A pesar del innegable peso de una economía en declive, visible en la cuesta abajo de las recaudaciones, Patxi López está en condiciones de exhibir unos resultados económicos donde el impacto de la crisis resulta mucho menor que en otros lugares de España, y cabe entonces plantear una alternativa solidaria enfrentada a la política de recortes neoliberales en cascada de Rajoy. (Único reparo: no olvidemos las decisivas ventajas obtenidas por Euskadi gracias al Concierto). Ésta es en todo caso una importante baza electoral, que el lehendakari no ha dejado de reforzar últimamente al presentarse como la verdadera alternativa a la política de Madrid.
El inconveniente hasta fines de 2011, mientras el PSOE se mantuvo en el poder, era que difícilmente el Gobierno vasco podía aparecer en público como gestor de los principales problemas de la CAV, cuando Zapatero necesitaba una y otra vez los votos del PNV en el Parlamento, pudiendo en consecuencia hacer realidad aquello de ‘gobernar Euskadi desde la oposición’. Patxi López supo hacer de la necesidad virtud en temas cruciales como las transferencias, pero eso no le libraba de ser el ‘punching ball’ de las críticas y de las ironías de Urkullu y de Erkoreka. Indirectamente, quedaba bloqueada toda posibilidad de marcar distancias respecto del nacionalismo, por no hablar –si es que alguna vez pensó en la cuestión– de diseñar una forma de construcción nacional de Euskadi divergente de la abertzale, sin el mito de Euskal Herria, libre de todo esencialismo y fundada sobre una consolidación de una identidad dual. Por si fuera poco, el único miembro del PSE aficionado a la teorización, su presidente Eguiguren, se situaba en el campo semántico del nacionalismo mientras peroraba (y actuaba) por libre en el tema del fin de ETA. Ante su clientela, PNV, Batasuna, incluso el PP, tienen metas políticas definidas. El PSE ofreció una sucesión de actitudes razonables, desde la política lingüística hasta la de Interior; faltó la perspectiva de conjunto.

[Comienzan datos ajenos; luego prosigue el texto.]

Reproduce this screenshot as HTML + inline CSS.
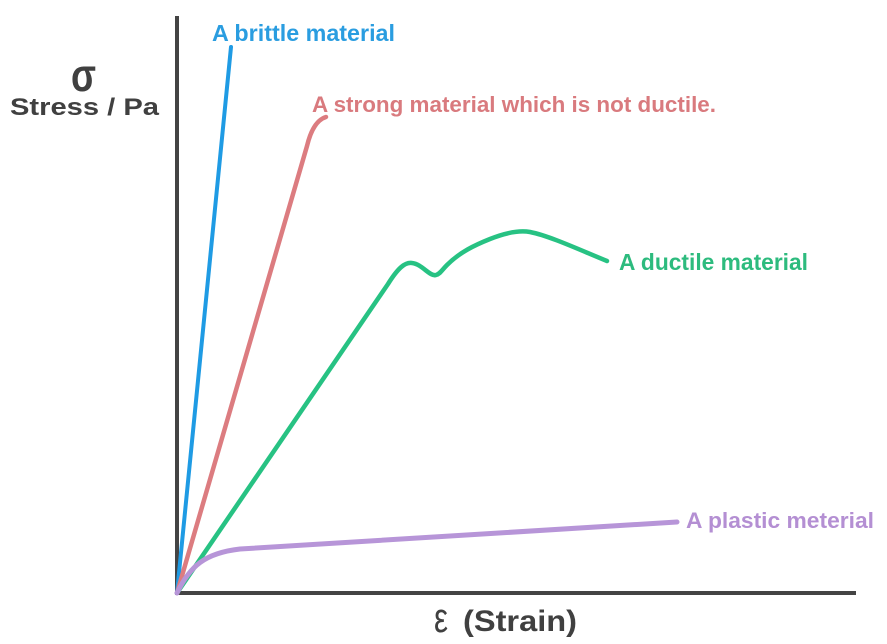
<!DOCTYPE html>
<html>
<head>
<meta charset="utf-8">
<style>
  html, body { margin: 0; padding: 0; background: #ffffff; }
  svg { display: block; }
  text { font-family: "Liberation Sans", "DejaVu Sans", sans-serif; font-weight: bold; }
</style>
</head>
<body>
<svg width="887" height="644" viewBox="0 0 887 644" xmlns="http://www.w3.org/2000/svg">
  <rect x="0" y="0" width="887" height="644" fill="#ffffff"/>

  <!-- Axes -->
  <rect x="175" y="16" width="4" height="579" fill="#444444"/>
  <rect x="175" y="591" width="681" height="4" fill="#444444"/>

  <!-- Brittle (blue) -->
  <path d="M177,593 L231,47" fill="none" stroke="#1f9be4" stroke-width="4" stroke-linecap="round"/>

  <!-- Strong not ductile (red) -->
  <path d="M177,593 L307,146 Q313,121 326,117" fill="none" stroke="#dc7c80" stroke-width="4.5" stroke-linecap="round"/>

  <!-- Ductile (green) -->
  <path d="M177,593 L388,284 C398,268 405,262 412,263 C422,264 430,277 436,275 C440,274 442,270 447,265 C460,252 475,245 490,239 C505,233 518,230 530,232 C550,236 580,250 607,261"
        fill="none" stroke="#27c283" stroke-width="4.5" stroke-linecap="round" stroke-linejoin="round"/>

  <!-- Plastic (purple) -->
  <path d="M177,593 C190,566 205,553 240,549 L677,522" fill="none" stroke="#b795d8" stroke-width="5" stroke-linecap="round" stroke-linejoin="round"/>

  <!-- Labels -->
  <text x="212" y="41" font-size="23.5" fill="#2a9de0" textLength="183" lengthAdjust="spacingAndGlyphs">A brittle material</text>
  <text x="312" y="112" font-size="22.5" fill="#d97a7e" textLength="404" lengthAdjust="spacingAndGlyphs">A strong material which is not ductile.</text>
  <text x="619" y="270" font-size="23" fill="#2dbb7e" textLength="189" lengthAdjust="spacingAndGlyphs">A ductile material</text>
  <text x="686" y="528" font-size="22.5" fill="#b48fd3" textLength="188" lengthAdjust="spacingAndGlyphs">A plastic meterial</text>

  <!-- Y axis label -->
  <text x="71" y="91" font-size="46" fill="#404040" textLength="25" lengthAdjust="spacingAndGlyphs">σ</text>
  <text x="10" y="115" font-size="24.5" fill="#404040" textLength="149" lengthAdjust="spacingAndGlyphs">Stress / Pa</text>

  <!-- X axis label -->
  <text x="434" y="632" font-size="42" style="font-weight:normal" fill="#404040" textLength="14" lengthAdjust="spacingAndGlyphs">ε</text>
  <text x="463" y="631" font-size="29.5" fill="#404040" textLength="114" lengthAdjust="spacingAndGlyphs">(Strain)</text>
</svg>
</body>
</html>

No obstante, por debajo de esa superficie poco brillante, el balance de la gestión de Patxi López dista de ser negativo. El lehendakari acierta al subrayar que recuperar la normalidad, como ha sucedido al forzar el cese de ETA, es ya un logro fundamental, y para alcanzarlo su gestión fue mucho más positiva que la de un PNV que siguió alimentando la condena a la Ley de Partidos. Otros enfrentamientos –en la cultura, en el reconocimiento por la sociedad de las víctimas– también perdieron fuerza. Confiemos en que no resurjan.